Auch in Marktheidenfeld sei das Hauptproblem bei den Schwimmkursen der Personalmangel. Die Wartelisten für Kursteilnehmende sei lang. Außerdem würden von Kursleiterinnen und Kursleitern Qualifikationen auf Wettkampfniveau erwartet, sagt Gallitz. Das schließe einige geeignete Trainerinnen und Trainer aus.
Ministerium will bei den Auszahlungen nachbessern
Auf Anfrage dieser Redaktion nimmt das zuständige bayerische Innenministerium Stellung zur Kritik. Pressesprecherin Jasmin Sikler bestätigt die quartalsweise Auszahlung an die Anbieter und dass diese dadurch in Vorkasse gehen müssten. "Derzeit wird überlegt, künftig kürzere Abrechnungszeiträume anzubieten", fügt sie an. Auch auf den Vorwurf, dass Vereine und Verbände nicht in die Planung mit eingebunden worden seien, geht Sikler ein: Im Vorfeld habe eine Abstimmung mit der Lebens-Rettungs-Gesellschaft (DLRG), der Wasserwacht und dem Schwimmverband in Bayern stattgefunden.
Die Aktion solle zunächst die durch die Pandemie entstandenen Probleme lindern und Vereine animieren, ihr Kursprogramm auszuweiten. Der Freistaat unterstütze die Kommunen darüber hinaus mit verschiedenen Förderprogrammen - etwa für schulisch genutzte Hallenbäder oder mit dem "Sonderprogramm Schwimmbadförderung", erklärt Sikler. Angesprochen auf den Personalmangel bei Schwimmvereinen entgegnet die Pressesprecherin, dass Schwimmbäder und deren Unterhalt kommunale Aufgabe seien.
In Bad Kissingen und Schweinfurt können die Gutscheine eingelöst werden
In Schweinfurt begrüße man die Aktion der Regierung, sagt Stadtwerke-Sprecher Dirk Wapki. Die Stadtwerke böten Schwimmkurse im Silvana Sport- und Freizeitbad an. Darüber hinaus gebe es jedoch zahlreiche weitere Kursanbieter. Somit könne nicht für anderen Vereine gesprochen werden. Im Silvana könnten Eltern die Gutscheine jedoch einlösen.

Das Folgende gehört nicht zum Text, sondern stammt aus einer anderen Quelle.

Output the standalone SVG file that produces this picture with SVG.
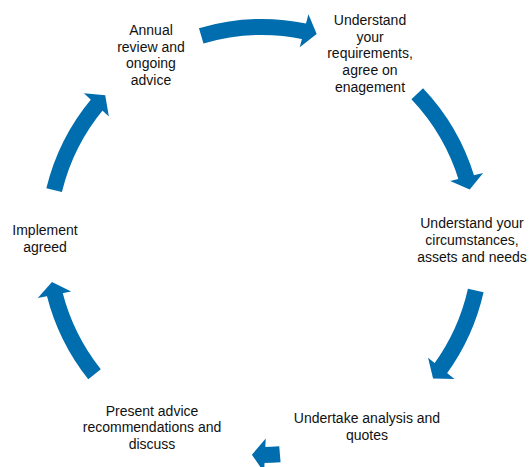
<svg xmlns="http://www.w3.org/2000/svg" width="529" height="467" viewBox="0 0 529 467">
<style>
.lbl{font-family:"Liberation Sans",Arial,sans-serif;font-size:14px;fill:#111;text-anchor:middle}
.shaft{fill:none;stroke:#006DAE;stroke-width:16}
.head{fill:#006DAE;stroke:none}
</style>
<defs>
<path id="ring" d="M214 0A214 214 0 0 1 -214 0A214 214 0 0 1 214 0"/>
<path id="tip" d="M197 -13L231 -13L214 0Z"/>
</defs>
<rect width="529" height="467" fill="#fff"/>
<g id="connectors">
  <g transform="translate(262 241)">
    <use href="#ring" class="shaft" transform="rotate(-106.5)" stroke-dasharray="105.7 1400"/>
    <use href="#tip" class="head" transform="rotate(-75.2)"/>
    <use href="#ring" class="shaft" transform="rotate(-43.5)" stroke-dasharray="99.4 1400"/>
    <use href="#tip" class="head" transform="rotate(-13.9)"/>
    <use href="#ring" class="shaft" transform="rotate(85.2)" stroke-dasharray="16.8 1400"/>
    <use href="#tip" class="head" transform="rotate(92.7)"/>
    <use href="#ring" class="shaft" transform="rotate(141.5)" stroke-dasharray="91.3 1400"/>
    <use href="#tip" class="head" transform="rotate(168.95)"/>
    <use href="#ring" class="shaft" transform="rotate(193.75)" stroke-dasharray="97.7 1400"/>
    <use href="#tip" class="head" transform="rotate(222.9)"/>
  </g>
  <g transform="translate(267 243.5)">
    <use href="#ring" class="shaft" transform="rotate(12.7)" stroke-dasharray="87.4 1400"/>
    <use href="#tip" class="head" transform="rotate(39.1)"/>
  </g>
</g>
<g id="node-annual-review">
  <text class="lbl"><tspan x="151" y="35">Annual</tspan><tspan x="151" y="52">review and</tspan><tspan x="151" y="68">ongoing</tspan><tspan x="151" y="85">advice</tspan></text>
</g>
<g id="node-requirements">
  <text class="lbl"><tspan x="370" y="25">Understand</tspan><tspan x="370" y="42">your</tspan><tspan x="370" y="58">requirements,</tspan><tspan x="370" y="75">agree on</tspan><tspan x="370" y="92">enagement</tspan></text>
</g>
<g id="node-circumstances">
  <text class="lbl"><tspan x="472" y="228">Understand your</tspan><tspan x="472" y="245">circumstances,</tspan><tspan x="472" y="262">assets and needs</tspan></text>
</g>
<g id="node-analysis">
  <text class="lbl"><tspan x="367" y="423">Undertake analysis and</tspan><tspan x="367" y="440">quotes</tspan></text>
</g>
<g id="node-present-advice">
  <text class="lbl"><tspan x="152" y="416">Present advice</tspan><tspan x="152" y="432">recommendations and</tspan><tspan x="152" y="449">discuss</tspan></text>
</g>
<g id="node-implement">
  <text class="lbl"><tspan x="45" y="235">Implement</tspan><tspan x="45" y="252">agreed</tspan></text>
</g>
</svg>
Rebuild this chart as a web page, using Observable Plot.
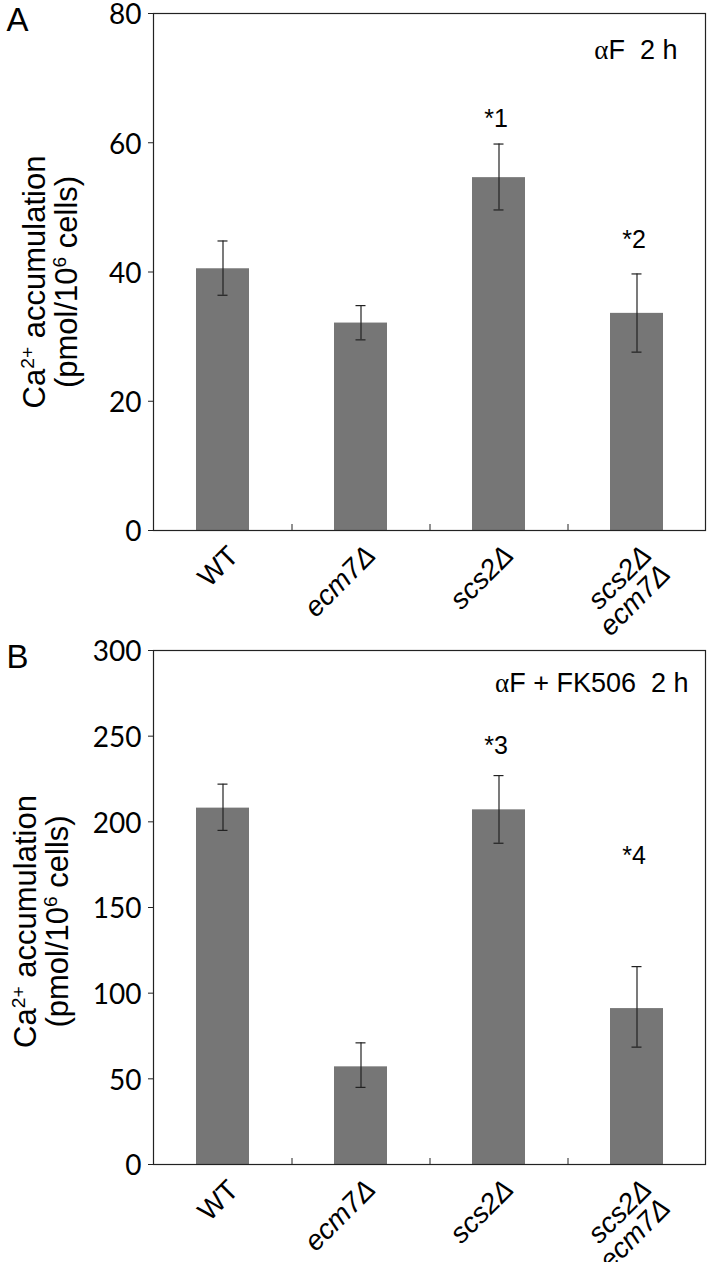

Auch die DLRG Bad Kissingen nehme die Gutscheine an, sagt der Vorsitzende Markus Brandl. Aber auch er sieht die Aktion kritisch. Durch die Gutscheine würde der Druck auf Vereine erhöht, da diese nur ein Jahr gültig seien. Brandl findet klare Worte: "Die Politik hätte das Geld besser in den Erhalt und die Sanierung von Schwimmbädern stecken sollen."